From pv magazine Germany.
Scientists at JARA Energy, a merger of RWTH Aachen University and research institute Forschungszentrum Jülich, have published detailed analysis and a comprehensive dataset of 2019 storage market development in Germany. They examined market development and prices in residential photovoltaic storage, industrial storage, and utility scale storage facilities last year.
In the residential storage segment, which includes all battery systems with a capacity of up to 30 kWh, previous years' growth continued. In 2019, around 60,000 photovoltaic home storage systems with a total power capacity of about 250 MW and a storage capacity of 490 MWh were added in Germany. Thereby, at the end of 2019, some 185,000 systems with a cumulative capacity of around 750 MW and 1,420 MWh storage capacity had been installed. Prices for the market's most popular storage technology – lithium-ion – have fallen by a further six percent between 2018 and 2019, to around €1,100/kWh. The scientists calculated that reduction was for medium-sized home storage units of 5-10 kWh. Due to the more favorable prices and increasing demand for rooftop PV, the researchers expect the residential storage market to continue to grow significantly this year. “We can see that the industry has continued to grow despite the ongoing Covid-19 pandemic and has been able to meet the high demand for PV home storage systems,” says Jan Figgener, of RWTH Aachen University. From 2021 onwards, the segment could benefit from the systems that exceed Germany's feed-in tariff subsidy and are retrofitted with storage units.
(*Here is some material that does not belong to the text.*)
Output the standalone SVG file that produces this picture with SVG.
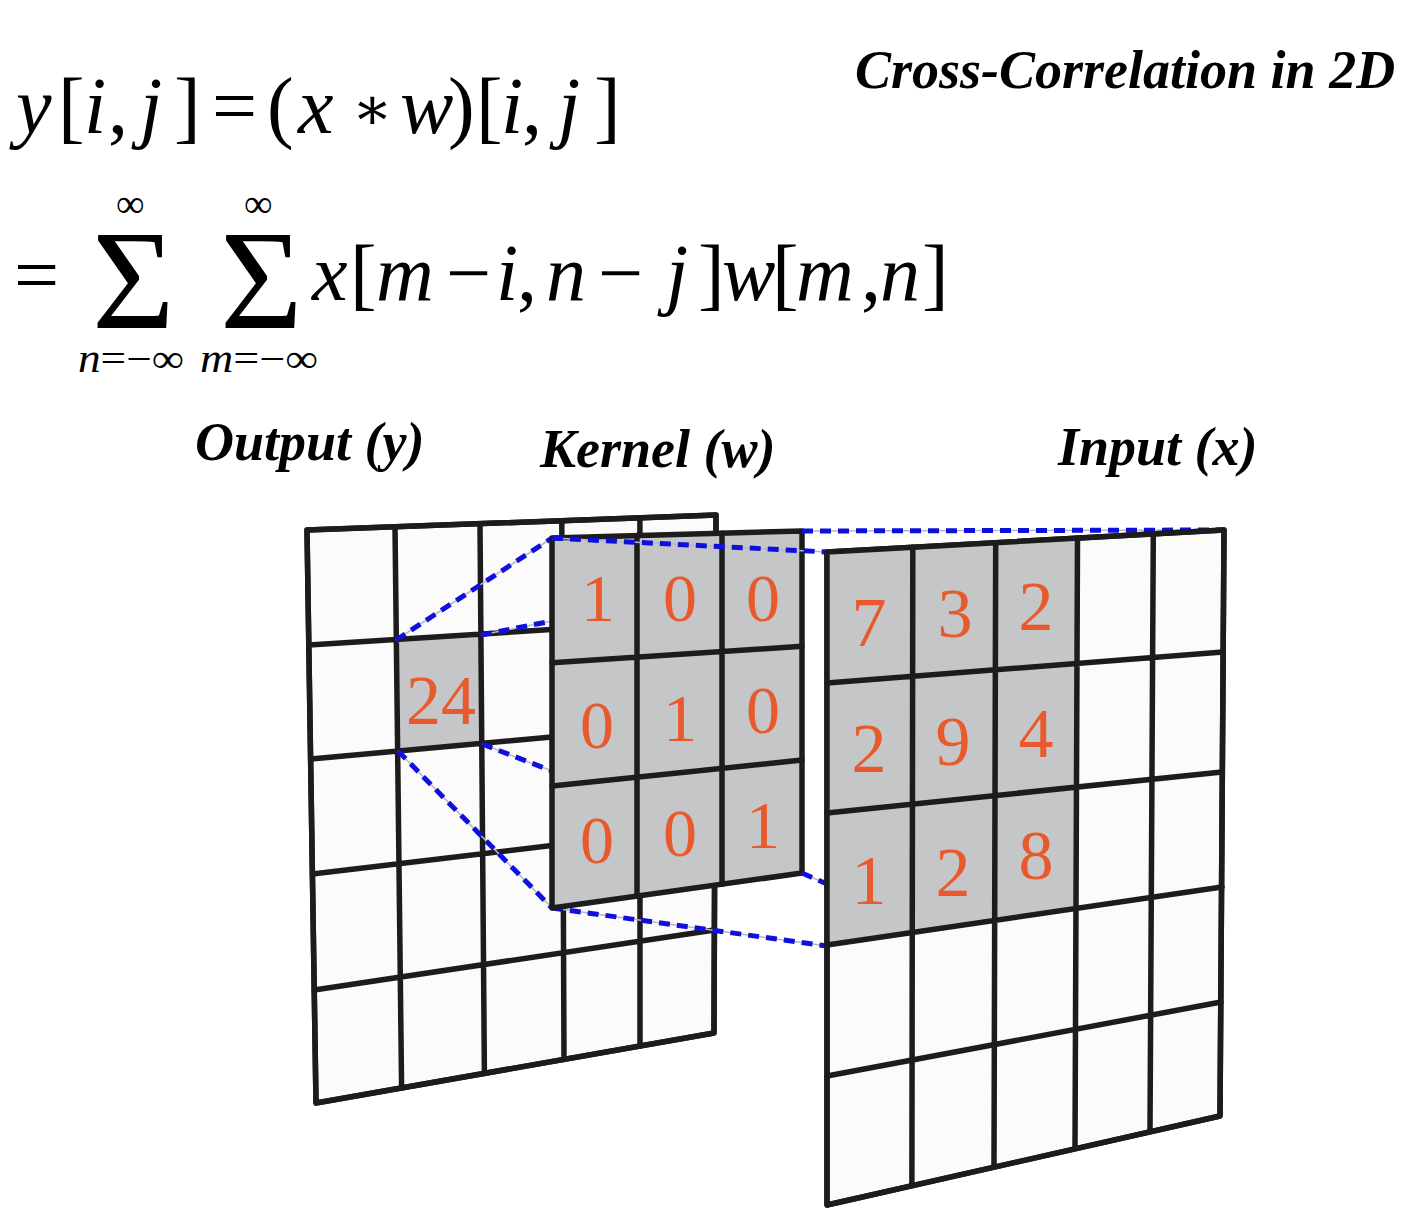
<svg xmlns="http://www.w3.org/2000/svg" width="1422" height="1226" viewBox="0 0 1422 1226">
<style>
.frame{fill:#fbfbfb;stroke:#1c1c1c;stroke-width:5.5;stroke-linejoin:round}
.kframe{fill:#c5c6c8;stroke:#1c1c1c;stroke-width:5.5;stroke-linejoin:round}
.gray{fill:#c5c6c8;stroke:none}
.gl{stroke:#1c1c1c;stroke-width:5.5;stroke-linecap:round;fill:none}
.num{font-family:"Liberation Serif","DejaVu Serif",serif;fill:#e8592b;text-anchor:middle}
.lbl{font-family:"Liberation Serif","DejaVu Serif",serif;font-weight:bold;font-style:italic;fill:#000}
.math{font-family:"Liberation Serif","DejaVu Serif",serif;fill:#000}
.it{font-style:italic}
.guide{stroke:#b8b8b8;stroke-width:1.5;fill:none}
.dash{stroke:#1010dc;stroke-width:5;stroke-dasharray:11 7;fill:none}
</style>

<g id="title">
<text class="lbl" x="855" y="88" font-size="54">Cross-Correlation in 2D</text>
</g>

<g id="formula" class="math">
<text y="133" font-size="80">
<tspan class="it" x="16">y</tspan><tspan x="58">[</tspan><tspan class="it" x="84">i</tspan><tspan x="108">,</tspan><tspan class="it" x="140">j</tspan><tspan x="174">]</tspan><tspan x="212">=</tspan><tspan x="267">(</tspan><tspan class="it" x="298">x</tspan><tspan font-size="60" x="352" dy="-4">∗</tspan><tspan class="it" x="400" dy="4">w</tspan><tspan x="448">)</tspan><tspan x="476">[</tspan><tspan class="it" x="501">i</tspan><tspan x="522">,</tspan><tspan class="it" x="558">j</tspan><tspan x="594">]</tspan>
</text>
<text x="14" y="302" font-size="80">=</text>
<text x="92" y="328" font-size="142">Σ</text>
<text x="220" y="328" font-size="142">Σ</text>
<text x="116" y="217" font-size="40">∞</text>
<text x="244" y="217" font-size="40">∞</text>
<text x="78" y="372" font-size="40" textLength="106" lengthAdjust="spacingAndGlyphs"><tspan class="it">n</tspan>=−∞</text>
<text x="200" y="372" font-size="40" textLength="118" lengthAdjust="spacingAndGlyphs"><tspan class="it">m</tspan>=−∞</text>
<text y="300" font-size="80">
<tspan class="it" x="312">x</tspan><tspan x="350">[</tspan><tspan class="it" x="376">m</tspan><tspan x="446">−</tspan><tspan class="it" x="496">i</tspan><tspan x="517">,</tspan><tspan class="it" x="546">n</tspan><tspan x="598">−</tspan><tspan class="it" x="666">j</tspan><tspan x="698">]</tspan><tspan class="it" x="722">w</tspan><tspan x="772">[</tspan><tspan class="it" x="796">m</tspan><tspan x="861">,</tspan><tspan class="it" x="880">n</tspan><tspan x="922">]</tspan>
</text>
</g>

<g id="labels">
<text class="lbl" x="195" y="460" font-size="54">Output (y)</text>
<text class="lbl" x="540" y="467" font-size="54">Kernel (w)</text>
<text class="lbl" x="1058" y="465" font-size="54">Input (x)</text>
</g>

<g id="output">
<path class="frame" d="M307,530 L716,515 L714,1033 L316,1103 Z"/>
<polygon class="gray" points="396.3,640 480.9,635 481.8,744.2 397.6,751.5"/>
<path class="gl" d="M395,526.8 L401.6,1088 M480,523.7 L484.4,1073.4 M561.8,520.7 L564,1059.4 M639.9,517.8 L640,1046 M309,645 L715.6,619 M311,759 L715.2,722 M312.4,874 L714.8,826 M314.2,990 L714.4,930"/>
<path class="frame" style="fill:none" d="M307,530 L716,515 L714,1033 L316,1103 Z"/>
<text class="num" x="441" y="724" font-size="70">24</text>
</g>

<g id="connectors-back">
<path class="guide" d="M396,640 L552,538 M481,635 L552,621 M398,751 L552,908 M482,744 L552,771 M552,908 L827,946"/>
<path class="dash" d="M396,640 L552,538 M481,635 L552,621 M398,751 L552,908 M482,744 L552,771 M552,908 L827,946"/>
</g>

<g id="kernel">
<path class="kframe" d="M552,538 L802,531 L802,873 L552,908 Z"/>
<path class="gl" d="M637,535.6 L637,896.1 M722,533.2 L722,884.2 M552,662.7 L802,646.3 M552,785.9 L802,760.1"/>
<text class="num" font-size="68" x="598" y="621">1</text>
<text class="num" font-size="68" x="680" y="621">0</text>
<text class="num" font-size="68" x="763" y="621">0</text>
<text class="num" font-size="68" x="597" y="748">0</text>
<text class="num" font-size="68" x="680" y="741">1</text>
<text class="num" font-size="68" x="763" y="733">0</text>
<text class="num" font-size="68" x="597" y="863">0</text>
<text class="num" font-size="68" x="680" y="856">0</text>
<text class="num" font-size="68" x="763" y="848">1</text>
</g>

<g id="connectors-front">
<path class="guide" d="M552,538 L827,552 M802,531 L1224,530 M802,873 L827,884"/>
<path class="dash" d="M552,538 L827,552 M802,531 L1224,530 M802,873 L827,884"/>
</g>

<g id="input">
<path class="frame" d="M827,552 L1224,530 L1220,1116 L827,1205 Z"/>
<polygon class="gray" points="827,552 1077.5,538.1 1076,908.4 827,945"/>
<path class="gl" d="M912.8,547.2 L911.9,1185.6 M995.7,542.7 L994,1166.8 M1077.5,538.1 L1075,1148.2 M1153.3,533.9 L1150,1131 M827,683 L1223,652 M827,813 L1222,772 M827,945 L1222,887 M827,1076 L1221,1002"/>
<path class="frame" style="fill:none" d="M827,552 L1224,530 L1220,1116 L827,1205 Z"/>
<text class="num" font-size="70" x="869" y="646">7</text>
<text class="num" font-size="70" x="955" y="637">3</text>
<text class="num" font-size="70" x="1036" y="630">2</text>
<text class="num" font-size="70" x="869" y="772">2</text>
<text class="num" font-size="70" x="953" y="765">9</text>
<text class="num" font-size="70" x="1036" y="757">4</text>
<text class="num" font-size="70" x="869" y="904">1</text>
<text class="num" font-size="70" x="953" y="896">2</text>
<text class="num" font-size="70" x="1036" y="879">8</text>
</g>
</svg>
According to the analysis, through May 2020 more than 90,000 home storage units had already been entered into the market master data register of federal network agency the Bundesnetzagentur, where storage units must be registered. For industrial storage facilities, with capacities of 30 kWh-1 MWh, the researchers recorded around 700 entries by the end of 2019, with a total power capacity of around 27 MW, for a cumulative total capacity of more than 57 MWh. However, no comprehensive estimates of the market could be derived from the entries. After all, about half of the industrial storage units listed in the market data register had been installed in 2019. The researchers expect demand to continue to rise this year and in the coming years.
In 2019, there were only nine new project entries for large storage facilities, with a capacity of 1 MWh or more. Accordingly, systems with 54 MW of power and 62 MWh of storage capacity went into operation last year. These figures point to a sharp decline in new construction in a segment which, by the end of 2019, had a total of 68 large storage facilities with cumulative power of 460 MW and storage capacity of around 620 MWh in Germany. The researchers explain the declining market development as down to lower prices in the market for primary control reserve. Average weekly prices had fallen from less than €1,500 per megawatt last year to around €1,000/MW at the beginning of 2020. This makes the market increasingly unattractive for new participants, the researchers write in their analysis. In addition, the federal network agency has approved two pilot projects for so-called “network boosters” with 100 MW/100 MWh and one with 250 MW/250 MWh. These are expected to go into operation in 2022 and could significantly boost the large storage market again. “The innovation tenders, which were first procured in September 2020 and which, according to the EEG draft, will also be a fixed component of the tendering procedures in the coming years, will also give the large storage market a further significant boost – so it remains exciting,” said Figgener. A finding of the analysis was that lithium-ion batteries remain the leading technology in all market segments. New battery technologies have so far played only a minor role in projects.